Considering Fox's treatment of Democrats, if Trump thinks Fox News is biased against him because of a difficult question from Kelly during a debate, then he has very thin skin and shouldn't be a candidate for a job that requires very thick skin.

Poor Trump. Kelly is probably the first woman to ever stare him down and let him know that she could take him on. It seems that the emperor has no clothes. Indeed, ever since Kelly challenged Trump's treatment of women, Trump has more than proved her point. He has criticized Kelly's looks and her skills as a TV host. For Kelly's part, she has kept quiet about Trumps rude and inappropriate comments. By remaining professional, however, she has infuriated Trump. Guess he is not used to dealing with an intelligent woman.

Trump and his people have not stopped harassing Kelly and, by some accounts, threatening her. Attacking her on Twitter, Trump wrote, "I refuse to call Megyn Kelly a bimbo, because that would not be politically correct. Instead I will only call her a lightweight reporter!" And Trump's campaign manager, Corey Lewandowski, stated that Kelly had a rough couple days after that last debate and that he "would hate to have her go through that again." Sounds like a threat to me.

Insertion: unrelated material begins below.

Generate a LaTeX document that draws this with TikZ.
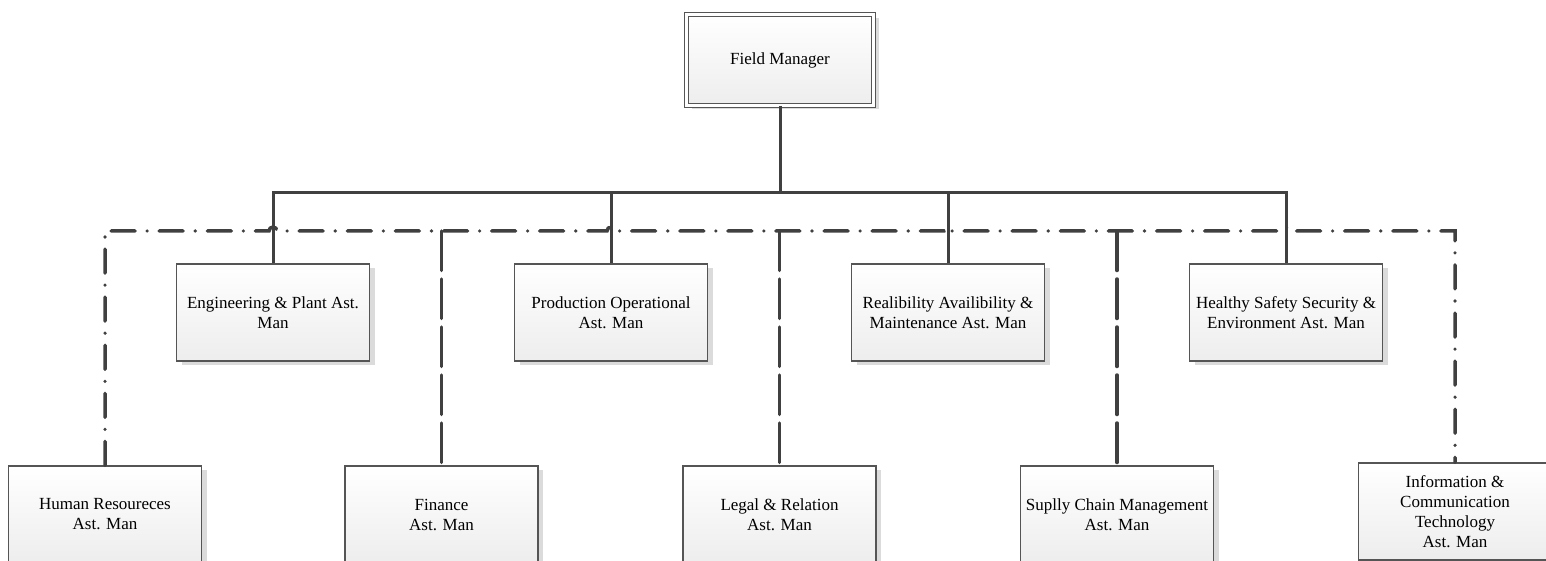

According to Eric Boehlert, a senior fellow at Media Matters of America, "If Fox News conducted itself as an ethical news outlet, these kinds of messy spats and hurt feelings wouldn't be an issue. Fox is often run as a Republican National Committee marketing arm, or a GOP clubhouse, raising expectations from Republicans in terms of how they'll be treated."

To their credit, Fox News has stated that, "We can't give into terrorizations toward any of our employees." Perhaps not, but according to his poll numbers, it seems that a significant number of Republicans support this kind of bullying and intimidation.

Kelly has not been the only target of Trump's temper tantrums. He has had other journalists removed from events, or prevented them from attending events, if they said or wrote anything in their newspapers that Trump did not like. Interestingly, while Republicans are always pointing to the Constitution as their guide, they now has a party leader who doesn't believe in the freedom of the press. Trump is a dictator in training.

Trump may not be talking to Kelly, but he is still in love with former half-term Gov. Sarah Palin, who endorsed him last week. Unlike Kelly, it seems that Palin's intellectual skills are more in line with Trump's expectations for the women in his life. During her rambling, unintelligible endorsement speech, Palin stated that the Trump campaign was "going to be fun."

In my opinion, the Trump campaign has crossed the line from fun to scary a long time ago.